Anneka Pray’s story is one which gives her school principal Nathan Work goosebumps.
Anneka, 12, is a seventh-grade student at Pembroke Junior-Senior High School. What makes her stand out is she has been blind since birth with a condition called microcornea, yet wanted to participate in school sports.
“We’ve never had a student like this in the past,” Work said. “She’s led the pack in transitioning to seventh grade.”
“Anneka advocates well for herself,” said Chelsea Hale, the vision teacher at Pembroke. “She wants to be as independent as possible.”
When Anneka announced she wanted to participate in sports, she initially thought she would like to do soccer. When her mom told her she probably couldn’t do that, Anneka said she thought she’d like cross-country.
The school reached out to Camp Abilities at Brockport State College to learn how they could help Anneka.
It turned out Anneka’s math teacher Peggy Haney is blind in her right eye, but also enjoys running. She agreed to be Anneka’s guide runner.
Before this year, Anneka said math was her least favorite subject, but now it is her favorite.
Haney said her blindness means her perception is off. It took her a week to adjust to running with another person. She had started running two years ago, but had never done cross-country.
“Our common thread is we were both born with our condition and neither is fixable,” Haney said.
Anneka runs a modified cross-country and is coached by Toby Beahan.
“I received word over the summer Anneka was coming to high school,” Beahan said. “I was told she was interested in cross-country and I wanted to set things up to accommodate her. The trails can be a challenge, but once everything was in place, the most exciting things happened. It was awesome. The best part for me is shouting when Anneka is nearing the finish line. All the other kids and coaches are yelling and cheering her on, too.”
Anneka and Haney were among the competitors in Pembroke’s Home Invitational a week ago.

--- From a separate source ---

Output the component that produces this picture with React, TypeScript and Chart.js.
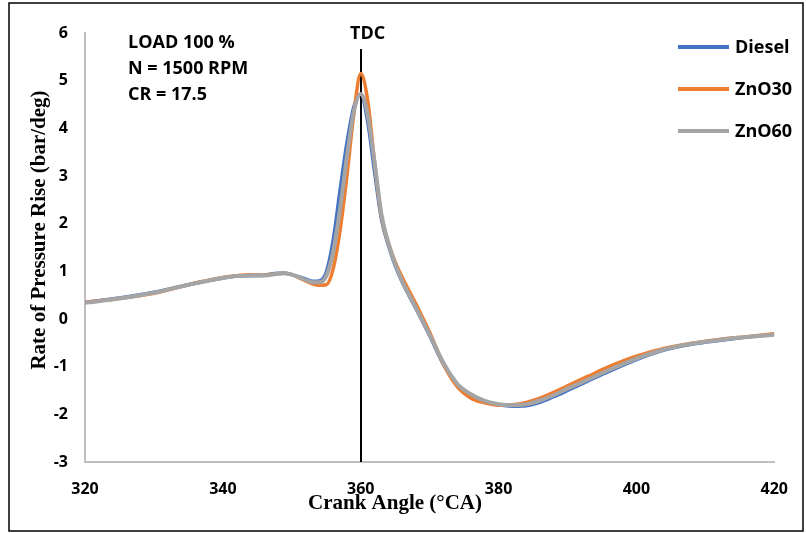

“She does fantastic,” Haney said. “She sprints and she passes people. She is going faster and faster.”
Anneka has a sister in eighth grade and a brother who is a senior. She would like to go to college and find a way to help people like her be able to see.
“Anneka is inspiring to everybody with all the ideas she wants to do,” Hale said. “One thing about Anneka, once she sets her mind to something, she sees it through.”
Her teachers said Anneka is a good student who works hard.
“I’ve been in education going on 16 years and I’ve never encountered anyone like Anneka,” Work said. “She is a very special little girl. I don’t think it gets any better than this.”